A proposito dei simboli cristiani nelle scuole e altrove

Demenza precoce, afasia da ictus o da trauma, e altri malanni che comportano perdita della memoria… sono tra le più gravi patologie perché precludono alla persona la relazione, la rendono oggetto di compassione e priva di iniziative di sorta. C'è da temere che una perdita collettiva della memoria cristiana stia producendo danni analoghi ma vasti, a livello culturale e sociale, a causa di un progressivo oscuramento di simboli, carichi di memoria e significati cristiani, che abitano ab immemorabili luoghi e ambienti pubblici e istituzionali. Pensiamo al crocifisso, ma anche al presepio e alle recite di Natale che da sempre sono manifestazione di vitalità festosa nelle scuole. In questi luoghi pubblici, questi simboli non hanno più cittadinanza…: “perché occorre rispettare i non cristiani… e perché le scuole sono istituzioni laiche”, si dice. E molti lo sostengono convintamente, compresi cattolici formati, praticanti e impegnati in ambito parrocchiale ed ecclesiale.

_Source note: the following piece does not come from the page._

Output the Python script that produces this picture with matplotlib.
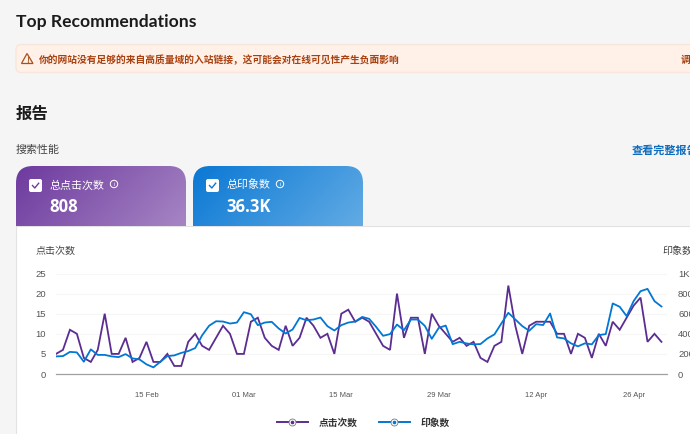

Accade di riflettere su quello che ciò comporta, anche leggendo quanto scrive il politologo laico Giovanni Sartori nell'editoriale del Corriere di domenica 20 dicembre.

Di fronte al problema sociale e politico della integrazione degli immigrati e in particolare degli islamici, scrive, la gente sa solo confrontarsi a colpi di ingiurie e in chiave di razzismo. La Chiesa, “è accogliente”, dice, perché “si sa, deve essere misericordiosa”. Ma sullo scenario sociale il conflitto vede l'un contro l'altro schierati i fronti politici, e quanti ne dibattono sono armati non di pacate argomentazioni, ma di slogan propri del “politicamente corretto”e di accuse reciproche. Tanto più in un contesto di “paura”, perché (sempre secondo il politologo) non si riflette abbastanza sul fatto che gli Islamici sono portatori di religione e culture segnate da “un invasivo monoteismo teocratico che dopo un lungo ristagno si è risvegliato e si sta vieppiù infiammando”.

Ma davvero la Chiesa sa solo essere misericordiosa? Secondo il Concilio, la Chiesa è anzitutto «memoria». Dov'è dunque la memoria dei significati che quei simboli portano con sé, chi se ne fa portavoce? Perché in una scuola dell'infanzia o primaria non si possono cantare canzoncine come Tu scendi dalle stelle, e il presepio non può stare nelle scuole medesime o in una corsia di ospedale? Perché i giornalini scolastici portano nelle case gli auguri di Buone Feste, ma non il Buon Natale? “Per rispetto delle altre religioni”, si risponde. E se qualcuno ardisce difenderne la legittimità e suggerisce argomenti, ecco altri, anche cristiani ferventi, a redarguirlo come fondamentalista, o con l'epiteto di leghista.

In realtà la smemoratezza e afasia di cristiani che giustificano l'oscuramento di simboli là dove sono di casa, per remota tradizione e cultura avita, dicono il bisogno urgente e vasto di formazione, perché tutti sappiano riconoscere e ridire i significati inequivoci del simbolo cristiano – sia esso il presepio, o il crocifisso, o la recita natalizia di bambini. Significati che non sono mai per dividere ed escludere, ma per abbracciare e com-prendere. I simboli hanno semplicemente bisogno che volti umani gli diano voce, suoni, parole e soprattutto li illustrino con coerente testimonianza di vita operosa. Anche il darvi voce e dirne i significati è dunque grande opera di carità. Le tesi e posizioni di schieramento politico o ideologico non bastano.

Non v'è dubbio che di alcuni gruppi etnici la integrazione è un processo lungo e che va guidato, ai vari livelli di comunità, di scuola, di istituzioni, ma non velando o nascondendo la identità religiosa propria e altrui. L'integrazione non si favorisce escludendo i simboli dall'arena pubblica, ma restituendo loro il significato più profondo. Che – sia detto specialmente per i simboli più significativi della tradizione cristiana – è sempre un significato che si spiega in nome dell'Uomo, perché vero Uomo è colui che è nato dalla Vergine a Betlemme e che anche gli islamici venerano.